Media menuntun remaja untuk menciptakan ruangnya sendiri. Dalam konteks ini, muncullah Prom Night sebagai ruang tersebut. Prom Night diproduksi sebagai ruang di mana remaja bebas menunjukan eksistensi mereka. Mereka bisa mendapatkan apa yang mereka tidak dapatkan di dalam kelas maupun dalam kegiatan organisasi, karenanya Prom Night menjadi sebuah ruang untuk melepaskan ide-ide yang telah lama terbelenggu, pelepasan segala beban remaja dan di sinilah remaja mendapatkan “kebebasannya”.
“Anak-anak yang kalah bersaing dalam ranah akademis dan prestasi…justru akan lari pada kebiasaan hedonis. Perilaku ini seperti mencari kesenangan dengan cara memamerkan kekayaan dan menunjukan pada teman-teman sekolahnya bahwa ia kaya.”[1]

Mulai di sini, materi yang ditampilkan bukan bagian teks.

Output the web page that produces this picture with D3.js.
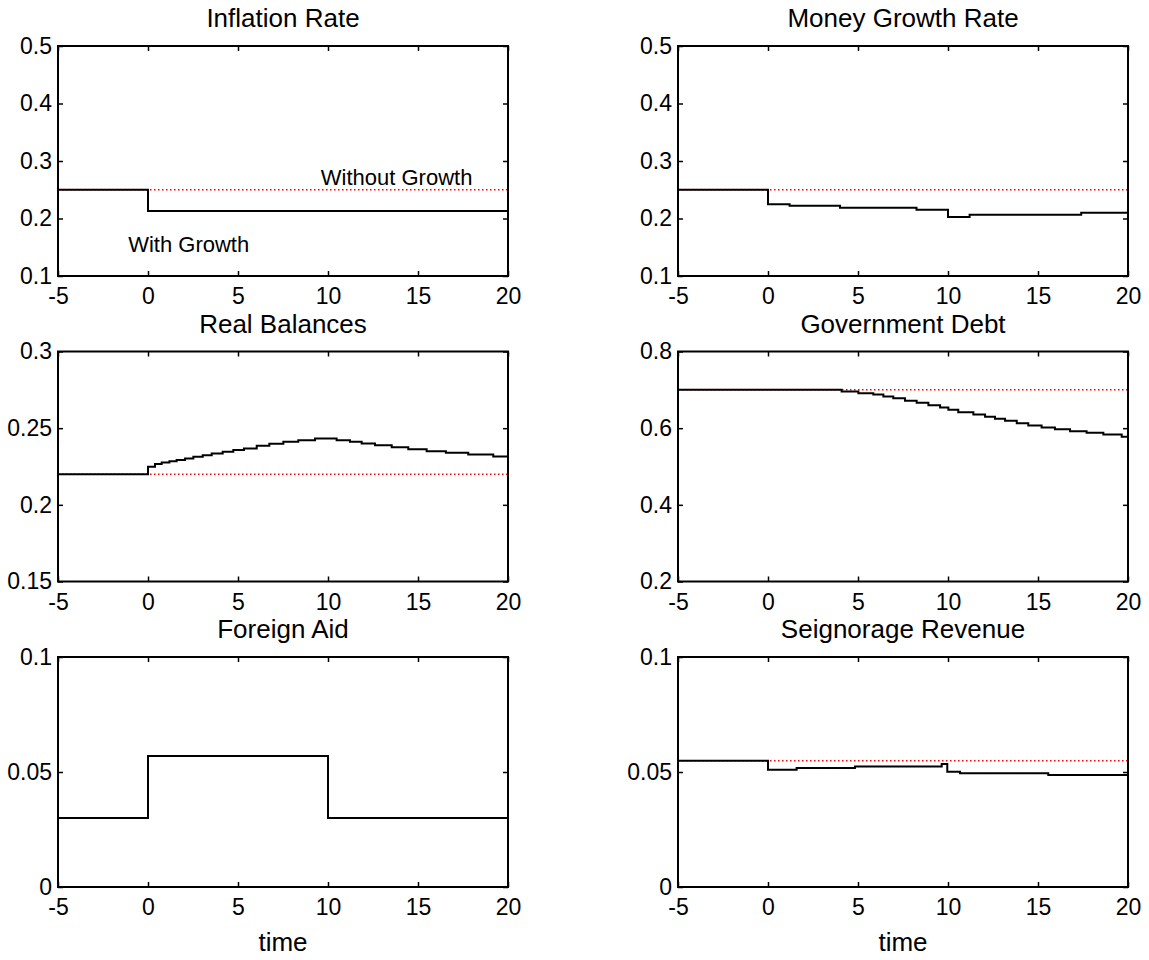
<!DOCTYPE html>
<html>
<head>
<meta charset="utf-8">
<script src="https://cdn.jsdelivr.net/npm/d3@7"></script>
<style>
  body { margin: 0; background: #fff; }
  svg { display: block; font-family: "Liberation Sans", Arial, sans-serif; }
</style>
</head>
<body>
<div id="chart"></div>
<script>
// x axis shared by all panels
var xTicks = [-5, 0, 5, 10, 15, 20];

// each series is a staircase: value v[i] holds from t[i] until t[i+1] (last one until 20)
var inflationT = [-5, 0];
var inflationV = [0.25, 0.213];
var inflationBase = 0.25;

var moneyT = [-5, 0, 1.2, 4.0, 8.25, 10.0, 11.2, 17.4];
var moneyV = [0.25, 0.225, 0.222, 0.2185, 0.2153, 0.2026, 0.2064, 0.2101];
var moneyBase = 0.25;

var balancesT = [-5, 0, 0.39, 0.76, 1.19, 1.59, 2.06, 2.52, 3.04, 3.54, 4.15, 4.74, 5.33, 6.04,
  6.74, 7.52, 8.35, 9.28, 10.48, 11.22, 11.87, 12.61, 13.54, 14.46, 15.48, 16.55, 17.79, 19.18];
var balancesV = [0.22, 0.2248, 0.2267, 0.2276, 0.2285, 0.2293, 0.2302, 0.2313, 0.2324, 0.2335, 0.2346,
  0.2357, 0.2367, 0.2385, 0.2398, 0.2411, 0.2422, 0.2433, 0.2422, 0.2411, 0.24, 0.2389, 0.2376,
  0.2363, 0.235, 0.2339, 0.2328, 0.2315];
var balancesBase = 0.22;

var debtT = [-5, 4.09, 5.02, 5.85, 6.41, 6.96, 7.61, 8.26, 8.91, 9.56, 10.02, 10.57, 11.41, 12.06,
  12.61, 13.17, 13.82, 14.46, 15.2, 15.94, 16.78, 17.7, 18.63, 19.65];
var debtV = [0.70, 0.6957, 0.6913, 0.6878, 0.6826, 0.6783, 0.6713, 0.6661, 0.66, 0.6539, 0.6478,
  0.6417, 0.6357, 0.6296, 0.6243, 0.6191, 0.613, 0.607, 0.6017, 0.5974, 0.5922, 0.5878, 0.5835, 0.5774];
var debtBase = 0.70;

var aidT = [-5, 0, 10];
var aidV = [0.03, 0.057, 0.03];

var seignT = [-5, 0, 1.59, 4.83, 9.65, 9.96, 10.67, 15.57];
var seignV = [0.0549, 0.051, 0.0517, 0.0524, 0.0535, 0.0501, 0.0495, 0.0487];
var seignBase = 0.0549;

var titles = ["Inflation Rate", "Money Growth Rate", "Real Balances",
  "Government Debt", "Foreign Aid", "Seignorage Revenue"];

var yDomains = [[0.1, 0.5], [0.1, 0.5], [0.15, 0.3], [0.2, 0.8], [0, 0.1], [0, 0.1]];
var yTicks = [
  [0.1, 0.2, 0.3, 0.4, 0.5],
  [0.1, 0.2, 0.3, 0.4, 0.5],
  [0.15, 0.2, 0.25, 0.3],
  [0.2, 0.4, 0.6, 0.8],
  [0, 0.05, 0.1],
  [0, 0.05, 0.1]
];

var panels = [
  { t: inflationT, v: inflationV, base: inflationBase },
  { t: moneyT, v: moneyV, base: moneyBase },
  { t: balancesT, v: balancesV, base: balancesBase },
  { t: debtT, v: debtV, base: debtBase },
  { t: aidT, v: aidV, base: null },
  { t: seignT, v: seignV, base: seignBase }
];

// layout of the 3x2 grid
var width = 1149, height = 960;
var colX = [58, 678];
var rowY = [46, 351.5, 657];
var pw = 450, ph = 230;

var svg = d3.select("#chart").append("svg")
  .attr("width", width)
  .attr("height", height);

panels.forEach(function(p, i) {
  var col = i % 2, row = Math.floor(i / 2);
  var g = svg.append("g")
    .attr("transform", "translate(" + colX[col] + "," + rowY[row] + ")");

  var x = d3.scaleLinear().domain([-5, 20]).range([0, pw]);
  var y = d3.scaleLinear().domain(yDomains[i]).range([ph, 0]);

  //inward ticks on all four sides like matlab
  g.append("g")
    .attr("transform", "translate(0," + ph + ")")
    .call(d3.axisBottom(x).tickValues(xTicks).tickSize(-5).tickPadding(12)
      .tickFormat(function(d) { return String(d); }));
  g.append("g")
    .call(d3.axisTop(x).tickValues(xTicks).tickSize(-5).tickFormat(""));
  g.append("g")
    .call(d3.axisLeft(y).tickValues(yTicks[i]).tickSize(-5).tickPadding(6)
      .tickFormat(d3.format("~g")));
  g.append("g")
    .attr("transform", "translate(" + pw + ",0)")
    .call(d3.axisRight(y).tickValues(yTicks[i]).tickSize(-5).tickFormat(""));

  g.selectAll(".domain").remove();
  g.selectAll(".tick line").attr("stroke", "#000").attr("stroke-width", 1.5);
  g.selectAll(".tick text")
    .attr("fill", "#000")
    .style("font-size", "23px")
    .style("font-family", "'Liberation Sans', Arial, sans-serif");

  // reference level without growth
  if (p.base !== null) {
    g.append("line")
      .attr("x1", x(-5)).attr("x2", x(20))
      .attr("y1", y(p.base)).attr("y2", y(p.base))
      .attr("stroke", "#ff0000")
      .attr("stroke-width", 1.5)
      .attr("stroke-dasharray", "1.5,2.5");
  }

  var pts = p.t.map(function(t, k) { return [t, p.v[k]]; });
  pts.push([20, p.v[p.v.length - 1]]);

  var line = d3.line()
    .x(function(d) { return x(d[0]); })
    .y(function(d) { return y(d[1]); })
    .curve(d3.curveStepAfter);

  g.append("path")
    .datum(pts)
    .attr("fill", "none")
    .attr("stroke", "#000")
    .attr("stroke-width", 2)
    .attr("d", line);

  g.append("rect")
    .attr("width", pw)
    .attr("height", ph)
    .attr("fill", "none")
    .attr("stroke", "#000")
    .attr("stroke-width", 2);

  g.append("text")
    .attr("x", pw / 2)
    .attr("y", -19)
    .attr("text-anchor", "middle")
    .style("font-size", "26px")
    .text(titles[i]);

  if (row === 2) {
    g.append("text")
      .attr("x", pw / 2)
      .attr("y", ph + 64)
      .attr("text-anchor", "middle")
      .style("font-size", "26px")
      .text("time");
  }

  if (i === 0) {
    g.append("text")
      .attr("x", x(9.6)).attr("y", y(0.258))
      .style("font-size", "22px")
      .text("Without Growth");
    g.append("text")
      .attr("x", x(-1.1)).attr("y", y(0.1416))
      .style("font-size", "22px")
      .text("With Growth");
  }
});
</script>
</body>
</html>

Prom Night menjelma sebagai semacam perayaan bagi kebebasan remaja. Hal itu jelas tampak dari antusias mereka terhadap acara tersebut. Bagaimana Prom Night dibentuk menjadi sebuah acara yang bebas, mewah dan menjadi ruang konsumsi merupakan sebuah perwujudan imaji-imaji remaja yang selama ini tidak terealisasikan. Selain itu, Prom Night juga dibentuk sebagai ruang yang dapat memproduksi modal simbolik, baik bagi siswa, orang tua siswa, maupun sekolah.



[1] Nurani Soyomukti, Teori-Teori Pendidikan, (Yogyakarta: Ar Ruzz Media, 2011), hlm. 270.